Extract all lines that hold the string "matplotlib".

___ Given material ___

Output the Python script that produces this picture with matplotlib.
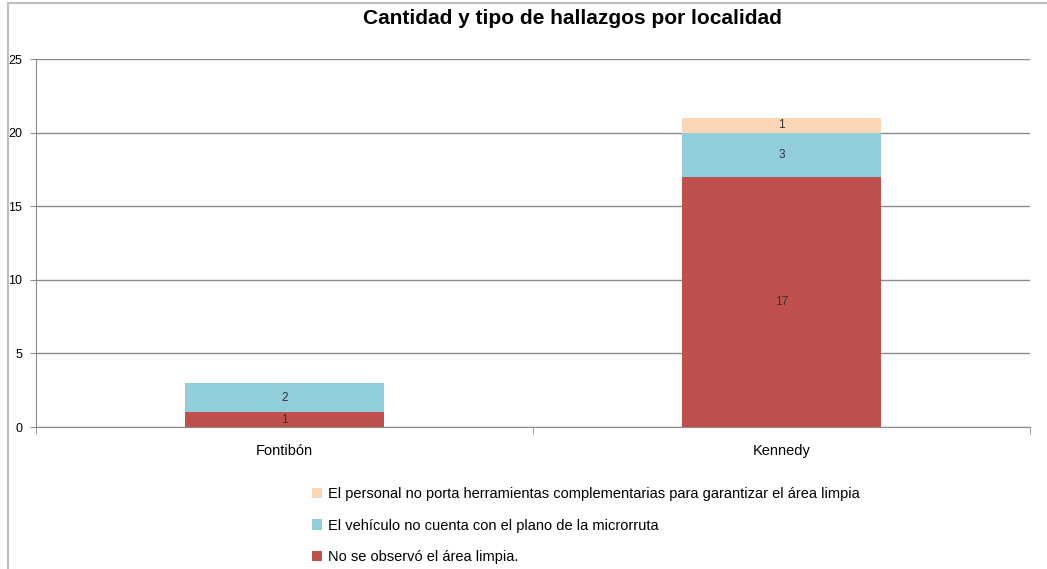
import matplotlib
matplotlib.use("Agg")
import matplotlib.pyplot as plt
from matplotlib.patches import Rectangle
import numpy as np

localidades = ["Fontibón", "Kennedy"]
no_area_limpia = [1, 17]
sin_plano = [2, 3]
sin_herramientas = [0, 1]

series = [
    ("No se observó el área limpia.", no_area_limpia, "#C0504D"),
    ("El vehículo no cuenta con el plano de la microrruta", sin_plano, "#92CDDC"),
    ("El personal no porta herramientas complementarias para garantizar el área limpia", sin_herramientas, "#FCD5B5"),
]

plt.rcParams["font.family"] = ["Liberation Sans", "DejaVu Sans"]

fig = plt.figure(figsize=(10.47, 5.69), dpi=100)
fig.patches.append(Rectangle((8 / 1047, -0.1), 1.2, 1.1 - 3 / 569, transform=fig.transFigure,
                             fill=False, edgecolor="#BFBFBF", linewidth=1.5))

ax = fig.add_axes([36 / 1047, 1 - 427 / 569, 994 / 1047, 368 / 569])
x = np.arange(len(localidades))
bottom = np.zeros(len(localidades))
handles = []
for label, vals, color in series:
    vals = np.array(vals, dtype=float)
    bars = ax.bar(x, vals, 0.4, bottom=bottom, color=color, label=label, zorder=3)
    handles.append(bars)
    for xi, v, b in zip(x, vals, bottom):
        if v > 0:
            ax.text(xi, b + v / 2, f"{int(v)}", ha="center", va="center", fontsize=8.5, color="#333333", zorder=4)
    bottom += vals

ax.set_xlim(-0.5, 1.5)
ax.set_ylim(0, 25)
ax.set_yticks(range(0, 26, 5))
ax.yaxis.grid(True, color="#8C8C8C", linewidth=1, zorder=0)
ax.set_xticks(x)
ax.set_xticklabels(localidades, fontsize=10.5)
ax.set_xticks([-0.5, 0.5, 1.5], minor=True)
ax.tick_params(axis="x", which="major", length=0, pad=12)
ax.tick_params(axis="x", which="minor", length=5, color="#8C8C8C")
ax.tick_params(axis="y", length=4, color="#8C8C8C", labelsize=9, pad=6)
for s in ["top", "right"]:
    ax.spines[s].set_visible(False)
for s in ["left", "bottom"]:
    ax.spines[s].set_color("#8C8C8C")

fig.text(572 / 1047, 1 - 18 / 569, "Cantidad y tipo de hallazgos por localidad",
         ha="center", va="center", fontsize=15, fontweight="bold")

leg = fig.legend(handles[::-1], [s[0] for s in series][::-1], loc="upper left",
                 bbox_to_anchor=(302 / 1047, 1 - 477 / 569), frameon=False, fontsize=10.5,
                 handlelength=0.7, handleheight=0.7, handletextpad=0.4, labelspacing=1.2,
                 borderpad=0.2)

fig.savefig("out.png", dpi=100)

___

--- Exercise output ---
Output the Python script that produces this picture with matplotlib.
import matplotlib
matplotlib.use("Agg")
import matplotlib.pyplot as plt
from matplotlib.patches import Rectangle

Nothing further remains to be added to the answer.